- The paper introduces CoELA, a modular framework integrating perception, memory, planning, communication, and execution for cooperative embodied agents.
- It employs LLMs for decentralized decision-making in multi-objective tasks, demonstrating around 40% efficiency gains over baseline models.
- The framework is validated on complex tasks in TDW-MAT and C-WAH environments, highlighting improved human-agent interactions and robust collaboration.
Building Cooperative Embodied Agents Modularly with LLMs
This study presents a novel approach to building cooperative embodied agents utilizing LLMs in complex multi-agent environments. The focus of the research is to address the challenges surrounding decentralized control, costly communication, and multi-objective tasks without the reliance on cost-free communication channels or centralized controllers with shared observations.
Introduction and Motivation
Recent advancements in LLMs have demonstrated capabilities in language understanding, reasoning, dialogue generation, and world knowledge. These capabilities can be leveraged to tackle the challenges of embodied multi-agent cooperation. The paper proposes a cognitive-inspired modular framework named Cooperative Embodied Language Agent (CoELA), designed to incorporate perception, memory, planning, and execution within a multi-agent setting.
The main goal is to validate whether LLMs can effective cooperative planning and efficient communication amidst decentralized settings. Two primary environments, ThreeDWorld Multi-Agent Transport (TDW-MAT) and Communicative Watch-And-Help (C-WAH), serve as testbeds. These environments challenge agents with tasks demanding efficient multi-agent communication and collaboration.
Figure 1: A challenging multi-agent cooperation problem with decentralized control, raw sensory observations, costly communication, and long-horizon multi-objective tasks.
Framework Overview
CoELA's architecture consists of five functional modules:
- Perception Module: Handles raw sensory inputs using methodologies such as Mask-RCNN for object detection, allowing the agent to build a semantic understanding from RGB-D observations.
- Memory Module: Mimics human long-term memory by maintaining semantic, episodic, and procedural memories. This setup allows agents to store knowledge about past experiences, current task progress, and procedural instructions essential for executing plans.
- Communication Module: Leverages LLMs for generating and sending messages. It involves deliberation on what to communicate, ensuring messages are concise and relevant, and includes contextual prompts for LLMs to formulate communication effectively.
- Planning Module: Utilizes LLMs for high-level decision making by leveraging task-relevant prompts and a compiled list of possible actions.
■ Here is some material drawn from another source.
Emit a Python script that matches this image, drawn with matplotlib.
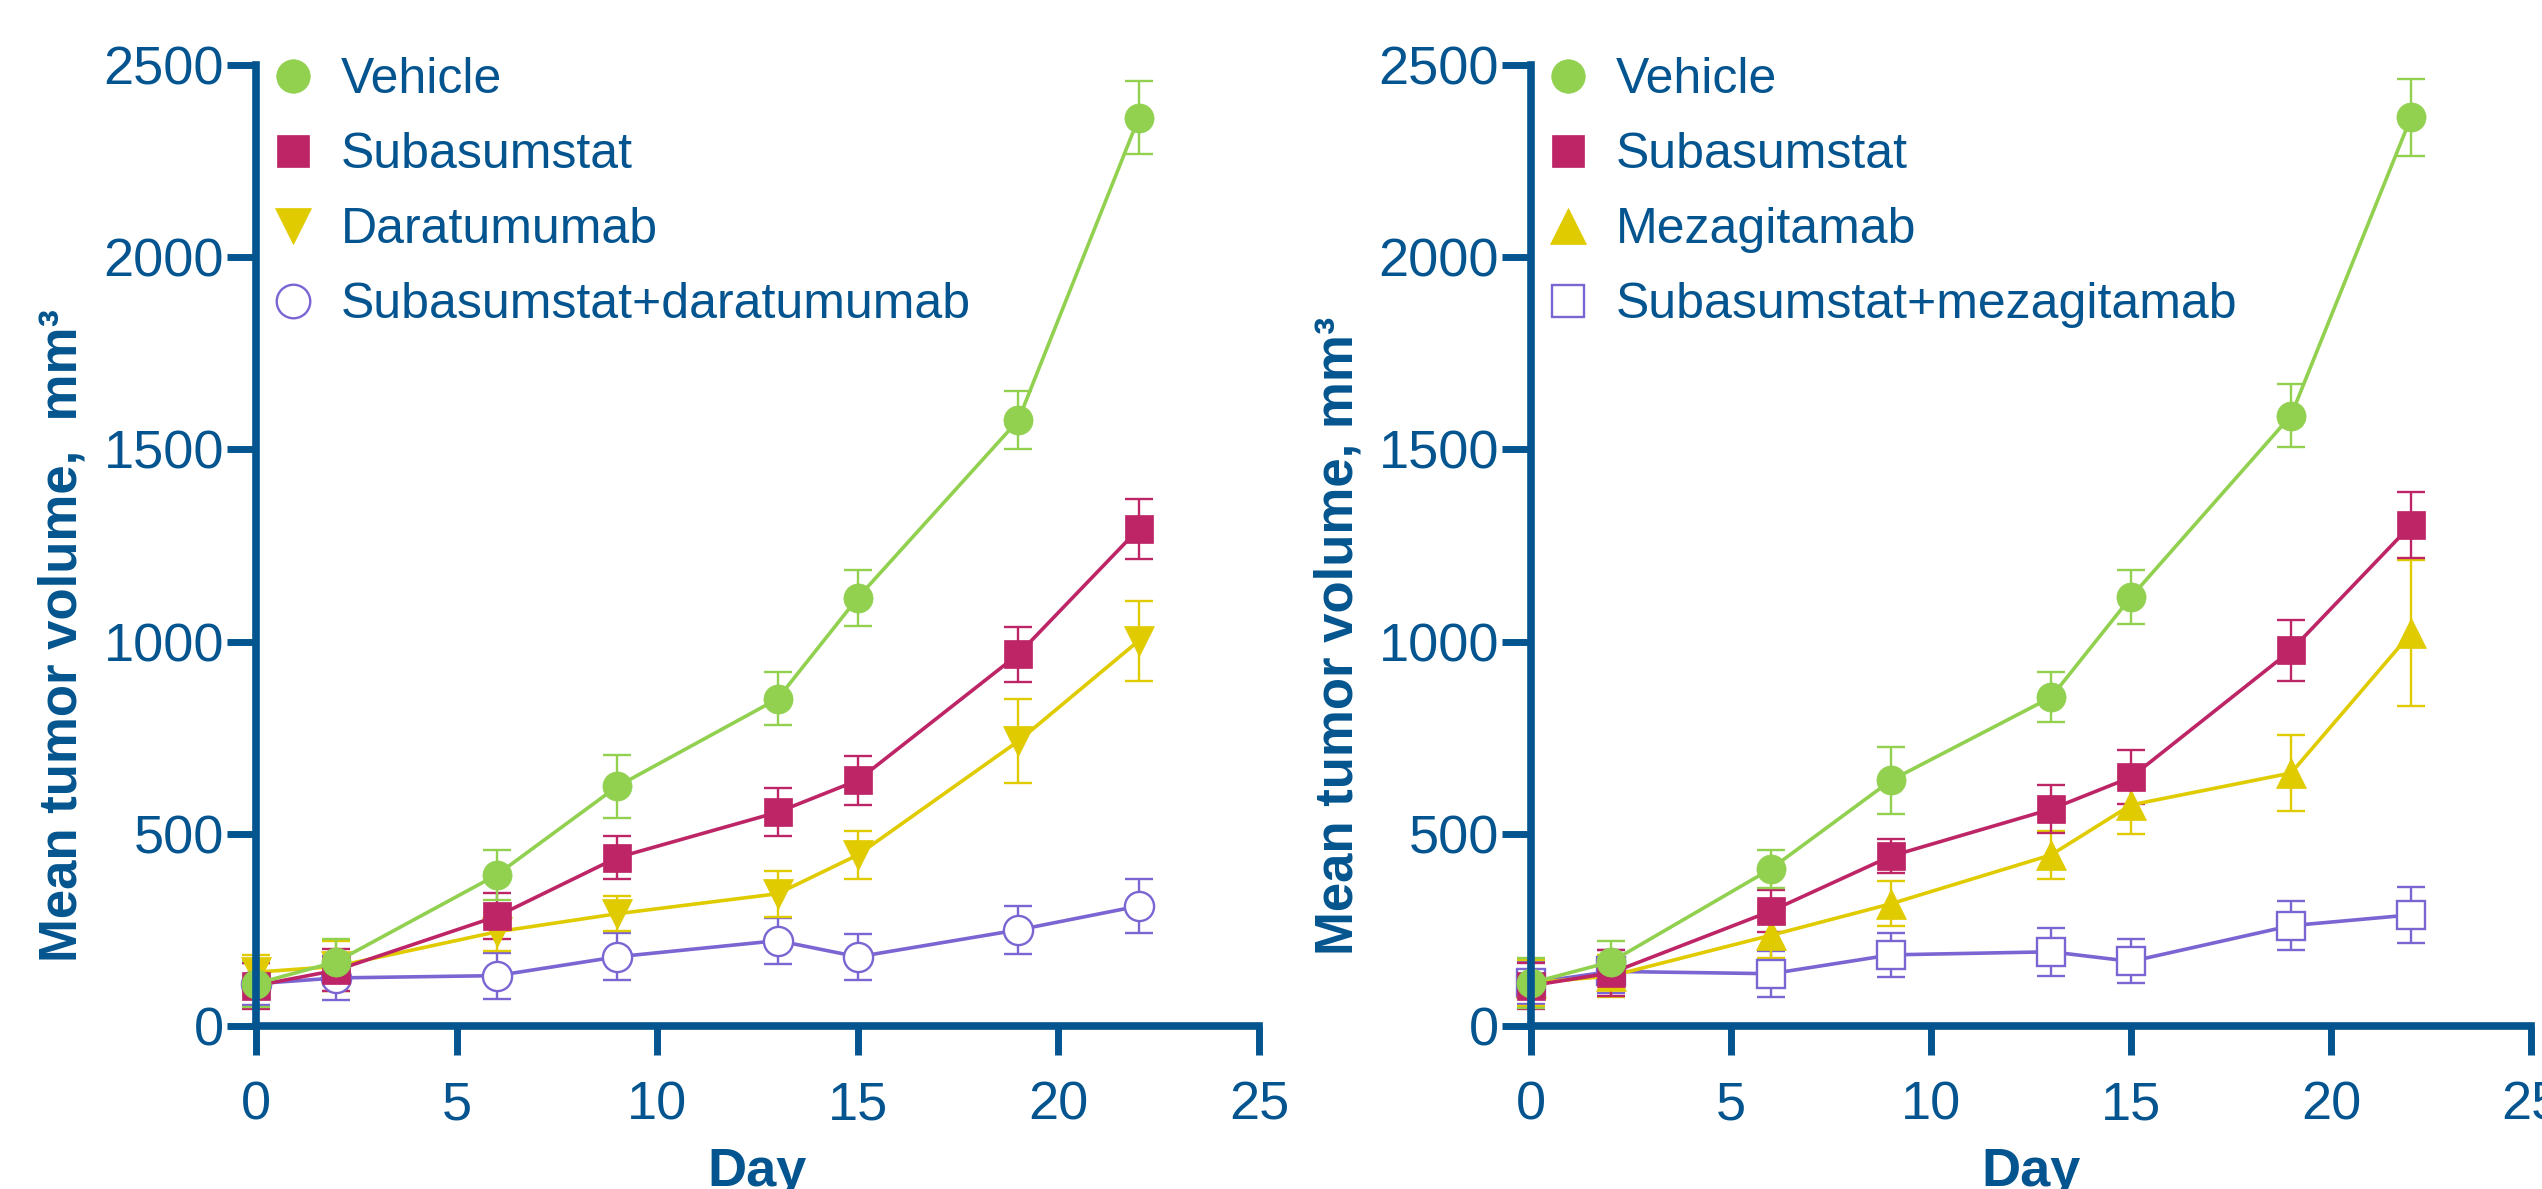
import matplotlib

matplotlib.use("Agg")
import matplotlib.pyplot as plt  # noqa: E402
from matplotlib.lines import Line2D  # noqa: E402

plt.rcParams["font.family"] = ["Liberation Sans", "DejaVu Sans"]

# --- data ---
days = [0, 2, 6, 9, 13, 15, 19, 22]

# left panel: daratumumab study
veh_L = [110, 167, 393, 623, 851, 1114, 1576, 2362]
veh_L_err = [60, 60, 65, 82, 69, 73, 75, 95]
sub_L = [105, 145, 285, 438, 556, 639, 967, 1293]
sub_L_err = [60, 55, 60, 55, 63, 64, 71, 77]
dara = [140, 155, 245, 292, 344, 445, 741, 1002]
dara_err = [45, 65, 50, 45, 60, 62, 110, 104]
combo_L = [110, 125, 131, 180, 222, 180, 250, 312]
combo_L_err = [55, 58, 60, 61, 60, 60, 63, 70]

# right panel: mezagitamab study
veh_R = [112, 167, 409, 639, 855, 1116, 1588, 2364]
veh_R_err = [65, 55, 50, 87, 65, 70, 83, 100]
sub_R = [105, 138, 299, 442, 564, 647, 977, 1303]
sub_R_err = [60, 60, 55, 45, 62, 70, 79, 86]
meza = [112, 130, 236, 318, 445, 575, 658, 1022]
meza_err = [60, 55, 60, 58, 62, 75, 100, 190]
combo_R = [112, 142, 136, 185, 193, 168, 261, 289]
combo_R_err = [55, 55, 60, 58, 62, 57, 63, 72]

labels_L = ["Vehicle", "Subasumstat", "Daratumumab", "Subasumstat+daratumumab"]
labels_R = ["Vehicle", "Subasumstat", "Mezagitamab", "Subasumstat+mezagitamab"]
ylabel_L = "Mean tumor volume,  mm\u00b3"
ylabel_R = "Mean tumor volume, mm\u00b3"

BLUE = "#04558f"
GREEN = "#92d050"
MAGENTA = "#bd2566"
YELLOW = "#e0cb00"
PURPLE = "#7b65d3"


def series(ax, y, err, color, marker, ms, open_marker=False):
    cont = ax.errorbar(
        days, y, yerr=err, color=color, marker=marker, ms=ms, lw=2.6,
        mfc="white" if open_marker else color, mec=color,
        elinewidth=1.7, capsize=10, capthick=1.7,
    )
    cont.lines[0].set_markeredgewidth(1.7 if open_marker else 0.5)
    for art in cont.get_children():
        art.set_clip_on(False)


def panel(ax, rows, labels, ylabel):
    for y, err, color, marker, ms, op in rows:
        series(ax, y, err, color, marker, ms, op)

    ax.set_xlim(0, 25)
    ax.set_ylim(0, 2500)
    ax.set_xticks([0, 5, 10, 15, 20, 25])
    ax.set_yticks([0, 500, 1000, 1500, 2000, 2500])
    for s in ("top", "right"):
        ax.spines[s].set_visible(False)
    for s in ("left", "bottom"):
        ax.spines[s].set_linewidth(5.5)
        ax.spines[s].set_color(BLUE)
    ax.tick_params(direction="out", length=21, width=5, color=BLUE,
                   labelcolor=BLUE, labelsize=39)
    ax.tick_params(axis="x", pad=18)
    ax.tick_params(axis="y", pad=2)

    ax.set_ylabel(ylabel, fontsize=38, fontweight="bold", color=BLUE)
    ax.yaxis.set_label_coords(-0.168, 0.406)
    ax.set_xlabel("Day", fontsize=39, fontweight="bold", color=BLUE)
    ax.xaxis.label.set_va("baseline")
    ax.xaxis.set_label_coords(0.5, -0.167)

    # legend order: vehicle, subasumstat, single agent, combo
    handles = []
    for y, err, color, marker, ms, op in rows[::-1]:
        handles.append(Line2D([], [], ls="none", marker=marker, ms=ms * 1.15,
                              color=color, mfc="white" if op else color,
                              mec=color, mew=1.7 if op else 0.5))
    leg = ax.legend(handles, labels, loc="upper left", bbox_to_anchor=(0.012, 1.008),
                    frameon=False, fontsize=36, handlelength=1.0, handletextpad=0.45,
                    labelspacing=0.58, borderpad=0, borderaxespad=0)
    for t in leg.get_texts():
        t.set_color(BLUE)


fig = plt.figure(figsize=(25.42, 11.89), dpi=100)
ax1 = fig.add_axes([0.1007, 0.1371, 0.3946, 0.8083])
ax2 = fig.add_axes([0.6023, 0.1371, 0.3934, 0.8083])

panel(ax1, [
    (combo_L, combo_L_err, PURPLE, "o", 21, True),
    (dara, dara_err, YELLOW, "v", 22, False),
    (sub_L, sub_L_err, MAGENTA, "s", 20, False),
    (veh_L, veh_L_err, GREEN, "o", 21, False),
], labels_L, ylabel_L)

panel(ax2, [
    (combo_R, combo_R_err, PURPLE, "s", 20, True),
    (meza, meza_err, YELLOW, "^", 22, False),
    (sub_R, sub_R_err, MAGENTA, "s", 20, False),
    (veh_R, veh_R_err, GREEN, "o", 21, False),
], labels_R, ylabel_R)

fig.savefig("out.png", dpi=100)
Techniques such as chain-of-thought prompting are used to enhance the reasoning process of LLMs.
- Execution Module: Translates high-level plans into primitive actions using procedural knowledge, thus enabling the Planning Module to focus on complex reasoning by offloading execution-specific details.
Figure 2: An overview of CoELA. Key modules leverage LLMs for communication, planning, memory storage, perception, and execution.
Experimental Setup
Environments
- TDW-MAT: A multi-agent transport challenge on the ThreeDWorld platform, presenting tasks that require transporting objects with constraints on object handling and navigation.
- C-WAH: Extends the Watch-And-Help task to include communication, requiring agents to perform tasks like setting tables or preparing meals.
Evaluation Metrics
The effectiveness of CoELA is measured using metrics such as Transport Rate (TR) and Average Steps. These metrics help quantify efficiency improvements brought about by the agent's cooperation strategies.
Figure 3: Example cooperative behaviors demonstrating CoELA can communicate effectively and are good cooperators.
Results and Analysis
CoELA driven by GPT-4 exhibits significant improvements in collaboration tasks, showcasing approximately 40% efficiency gains over strong baselines. When compared with models such as LLAMA-2, fine-tuned CoLLAMAs demonstrate promising potential, albeit with slight performance gaps due to LLMs' varied reasoning capabilities.
Human-agent interactions indicate that CoELA enhances trust and cooperation efficiency when communicating in natural language. Agents exhibit behaviors like sharing progress and adapting plans collaboratively — critical to effective multi-agent cooperation.
Figure 4: Human experiments results show CoELA's trustworthiness and efficiency in human interaction contexts.
Limitations and Future Work
Several limitations are recognized, such as the restricted use of 3D spatial information and occasional reasoning errors from LLMs. Further work could explore multi-modal models that integrate spatial reasoning more effectively and enhance instructional capabilities for improved task execution.
Conclusion
This research introduces a modular framework integrating LLMs to facilitate multi-agent cooperation in embodied environments. By addressing challenges in decentralized communication and planning, CoELA highlights the potential of LLMs in realizing sophisticated cooperative behaviors in embodied AI systems. The results suggest significant avenues for future work in designing robust, language-powered cooperative agents capable of advanced interaction both with peers and humans.